Kura, the BOMA man, in northern Kenya

I arrived back into Nairobi on Sunday night after a weekend inspecting properties in Nakuru and Naivasha. It was fascinating to see  properties that have sprung up in this region, just two hours from Nairobi,  to service the growing professional middle class. Many of the hotels were family friendly – bouncy castles and pools for the kids and sleek exercise rooms and a cosmopolitan bar scene for the parents.  My room featured a flat screen tv, leather desk accessories and in the bathroom a tub and outdoor shower.  Not quite the romance of safari for the western traveler, but the hotel, like many in the area, was not necessarily seeking out the safari traveler. They were targeting the domestic Kenyan market.

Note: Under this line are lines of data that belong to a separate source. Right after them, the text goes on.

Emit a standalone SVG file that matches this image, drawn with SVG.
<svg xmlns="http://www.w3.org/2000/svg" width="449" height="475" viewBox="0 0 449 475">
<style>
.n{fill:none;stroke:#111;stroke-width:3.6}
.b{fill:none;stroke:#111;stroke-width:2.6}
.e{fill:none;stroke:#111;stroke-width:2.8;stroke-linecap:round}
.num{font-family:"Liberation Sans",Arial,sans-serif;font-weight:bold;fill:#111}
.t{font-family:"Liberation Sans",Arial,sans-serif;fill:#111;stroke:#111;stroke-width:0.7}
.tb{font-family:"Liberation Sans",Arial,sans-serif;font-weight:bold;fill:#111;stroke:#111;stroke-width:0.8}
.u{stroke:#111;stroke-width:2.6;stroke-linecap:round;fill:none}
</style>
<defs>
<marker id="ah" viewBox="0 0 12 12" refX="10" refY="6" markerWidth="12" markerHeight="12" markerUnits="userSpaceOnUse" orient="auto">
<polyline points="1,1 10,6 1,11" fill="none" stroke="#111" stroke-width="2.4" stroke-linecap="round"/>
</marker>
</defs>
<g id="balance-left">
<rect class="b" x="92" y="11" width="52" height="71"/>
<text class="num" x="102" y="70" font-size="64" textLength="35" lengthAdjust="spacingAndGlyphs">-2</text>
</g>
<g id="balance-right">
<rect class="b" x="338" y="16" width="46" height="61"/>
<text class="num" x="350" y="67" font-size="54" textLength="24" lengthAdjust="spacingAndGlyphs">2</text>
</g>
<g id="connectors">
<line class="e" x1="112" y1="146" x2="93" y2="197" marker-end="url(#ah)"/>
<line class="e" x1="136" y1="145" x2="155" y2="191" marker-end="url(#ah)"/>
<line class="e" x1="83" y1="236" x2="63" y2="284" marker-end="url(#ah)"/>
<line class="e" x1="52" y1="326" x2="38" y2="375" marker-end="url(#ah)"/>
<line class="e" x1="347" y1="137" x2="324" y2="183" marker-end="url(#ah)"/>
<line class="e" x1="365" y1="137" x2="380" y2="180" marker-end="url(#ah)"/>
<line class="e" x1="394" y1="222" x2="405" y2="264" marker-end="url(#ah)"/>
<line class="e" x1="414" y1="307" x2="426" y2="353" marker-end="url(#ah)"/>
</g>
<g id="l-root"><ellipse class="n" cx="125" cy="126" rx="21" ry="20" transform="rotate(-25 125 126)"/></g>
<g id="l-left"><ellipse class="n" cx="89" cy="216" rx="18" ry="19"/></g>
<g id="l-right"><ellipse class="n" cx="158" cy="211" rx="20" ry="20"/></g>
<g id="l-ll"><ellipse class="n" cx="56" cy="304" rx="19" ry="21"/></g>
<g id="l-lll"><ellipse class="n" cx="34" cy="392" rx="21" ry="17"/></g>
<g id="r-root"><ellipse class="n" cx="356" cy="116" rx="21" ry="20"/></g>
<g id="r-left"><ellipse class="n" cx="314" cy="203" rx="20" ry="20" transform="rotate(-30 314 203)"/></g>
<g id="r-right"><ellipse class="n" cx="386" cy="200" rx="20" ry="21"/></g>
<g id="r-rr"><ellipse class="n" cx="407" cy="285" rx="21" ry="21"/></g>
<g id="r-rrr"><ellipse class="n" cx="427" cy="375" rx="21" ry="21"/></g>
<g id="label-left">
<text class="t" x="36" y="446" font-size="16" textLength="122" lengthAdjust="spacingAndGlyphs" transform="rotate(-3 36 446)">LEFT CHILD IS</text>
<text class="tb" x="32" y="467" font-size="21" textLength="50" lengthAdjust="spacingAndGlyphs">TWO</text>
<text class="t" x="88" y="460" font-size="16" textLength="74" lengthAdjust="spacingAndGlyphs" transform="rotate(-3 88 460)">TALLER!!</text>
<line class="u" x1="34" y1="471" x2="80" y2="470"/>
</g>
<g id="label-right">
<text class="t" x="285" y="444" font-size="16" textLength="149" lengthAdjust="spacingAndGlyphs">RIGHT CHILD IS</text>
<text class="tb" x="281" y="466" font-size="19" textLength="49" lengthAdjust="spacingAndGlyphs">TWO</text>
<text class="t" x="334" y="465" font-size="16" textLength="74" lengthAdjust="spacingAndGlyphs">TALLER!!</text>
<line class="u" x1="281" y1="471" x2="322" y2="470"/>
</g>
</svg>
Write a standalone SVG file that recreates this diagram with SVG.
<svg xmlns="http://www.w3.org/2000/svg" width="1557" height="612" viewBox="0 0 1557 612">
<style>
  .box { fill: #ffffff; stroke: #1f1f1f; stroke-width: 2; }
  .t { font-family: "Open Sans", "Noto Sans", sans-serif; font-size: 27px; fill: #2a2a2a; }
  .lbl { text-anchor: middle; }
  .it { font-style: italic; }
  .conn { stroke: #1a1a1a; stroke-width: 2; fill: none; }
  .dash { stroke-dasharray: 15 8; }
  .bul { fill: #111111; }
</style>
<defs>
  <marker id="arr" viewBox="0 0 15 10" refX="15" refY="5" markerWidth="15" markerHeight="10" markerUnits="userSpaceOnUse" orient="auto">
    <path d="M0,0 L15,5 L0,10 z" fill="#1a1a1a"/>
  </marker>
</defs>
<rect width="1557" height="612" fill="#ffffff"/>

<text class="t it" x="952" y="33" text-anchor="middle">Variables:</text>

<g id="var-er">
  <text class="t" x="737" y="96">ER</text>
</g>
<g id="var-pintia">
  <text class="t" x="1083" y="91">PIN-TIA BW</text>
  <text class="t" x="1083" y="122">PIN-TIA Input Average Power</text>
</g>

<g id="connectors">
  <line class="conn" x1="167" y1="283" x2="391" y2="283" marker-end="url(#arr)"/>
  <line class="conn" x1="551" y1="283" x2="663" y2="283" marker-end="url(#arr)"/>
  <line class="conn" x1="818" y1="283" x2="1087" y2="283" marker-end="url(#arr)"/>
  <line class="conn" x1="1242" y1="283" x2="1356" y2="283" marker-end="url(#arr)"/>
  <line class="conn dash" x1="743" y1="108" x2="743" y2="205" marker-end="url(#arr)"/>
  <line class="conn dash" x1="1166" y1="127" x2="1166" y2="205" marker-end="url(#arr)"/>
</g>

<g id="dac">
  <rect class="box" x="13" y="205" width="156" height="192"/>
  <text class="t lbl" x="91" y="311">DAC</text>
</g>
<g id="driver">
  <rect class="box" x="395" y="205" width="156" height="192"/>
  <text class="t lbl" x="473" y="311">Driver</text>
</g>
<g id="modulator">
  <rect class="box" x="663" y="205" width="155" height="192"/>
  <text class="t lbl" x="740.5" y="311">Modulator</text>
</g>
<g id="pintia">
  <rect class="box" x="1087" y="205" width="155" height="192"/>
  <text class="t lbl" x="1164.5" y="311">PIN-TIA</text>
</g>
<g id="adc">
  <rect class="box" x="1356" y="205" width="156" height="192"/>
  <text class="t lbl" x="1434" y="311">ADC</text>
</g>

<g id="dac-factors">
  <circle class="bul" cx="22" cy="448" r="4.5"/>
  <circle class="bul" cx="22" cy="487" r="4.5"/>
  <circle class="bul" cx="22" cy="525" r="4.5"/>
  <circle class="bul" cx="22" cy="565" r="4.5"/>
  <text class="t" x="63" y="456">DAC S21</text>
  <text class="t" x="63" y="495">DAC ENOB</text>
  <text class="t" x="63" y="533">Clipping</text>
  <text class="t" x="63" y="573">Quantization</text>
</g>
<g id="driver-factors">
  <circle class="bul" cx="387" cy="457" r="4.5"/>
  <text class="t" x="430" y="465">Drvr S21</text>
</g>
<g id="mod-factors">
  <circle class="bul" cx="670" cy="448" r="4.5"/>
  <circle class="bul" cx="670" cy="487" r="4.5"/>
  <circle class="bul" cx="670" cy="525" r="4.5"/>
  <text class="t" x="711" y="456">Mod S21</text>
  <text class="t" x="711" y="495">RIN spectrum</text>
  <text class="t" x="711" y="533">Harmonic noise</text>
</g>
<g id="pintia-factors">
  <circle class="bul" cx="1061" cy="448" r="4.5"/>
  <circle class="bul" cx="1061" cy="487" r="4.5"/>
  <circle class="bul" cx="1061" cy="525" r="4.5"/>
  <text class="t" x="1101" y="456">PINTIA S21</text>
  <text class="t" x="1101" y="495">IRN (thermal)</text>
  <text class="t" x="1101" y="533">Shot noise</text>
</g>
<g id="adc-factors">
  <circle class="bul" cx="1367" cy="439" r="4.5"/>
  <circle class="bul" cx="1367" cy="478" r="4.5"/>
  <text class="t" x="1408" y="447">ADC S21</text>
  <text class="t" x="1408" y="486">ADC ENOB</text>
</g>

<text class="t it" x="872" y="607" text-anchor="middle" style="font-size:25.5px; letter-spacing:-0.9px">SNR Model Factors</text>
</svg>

I arrived back in Nairobi in time to unpack, do some laundry in the sink, and repack.  The next morning, Big William picked me up at 6 am.  I caught the 7:30 am flight from Wilson Airport and after a stop in Samburu, landed at the Nanyuki airstrip. There on the railing, handsome and smiling, was Kura.  I pressed my hand to the window of the plane in greeting. Mama Rungu, Mama Rungu. Kura, Kura. Finally, after months of talking by phone, we could talk in person. Kura had already enjoyed a mzungu breakfast at the airstrip café while he waited for me. I was dying for coffee, so before we headed to the BOMA office, we sat and talked.  After many months away from Kenya, focused on office operations and the challenging work of building a sustainable organization, I was back to the heart of our work. With Kura.

What I have been most looking forward to on this trip is the gathering of our original BOMA team. In the first few years when we started this work, it was Kura, BOMA’s Operations Director, Semeji (our bodyguard) and Omar, our all-around field support man and me. The past two years our journeys have been work in the field, mostly spot-checking businesses and mentors along with the hosting of donors, photographers and consultants. This trip it will be just us. We’ll drive the long distances and Kura and I will talk non-stop – sometimes shouting above the corrugated roads. Semeji will sing his warrior songs and Omar will spot for us – watching for cheetahs and hoopoes and listening for the sound of a bad tire.

Today will be a full day of meetings. Kura has prepared an agenda and our meeting extends into dinner and breakfast the next morning. It was wonderful to start the meetings in our new offices – a small house with 3 rooms and a kitchen – a far cry from our one room office in a 5th floor walk-up. That night I slept at Kongoni Camp and before the staff arrived for dinner I sat by Kongoni’s fire in an open air room with a small bar. I sipped my drink and wrote pages of notes. The fire took the chill off the damp that descended from snow-capped Mt. Kenya. Even though we are on the equator, it was freezing. I was grateful for the extra blankets on the simple bed, but the cold shower in the morning made me wish for the scalding heat of northern Kenya.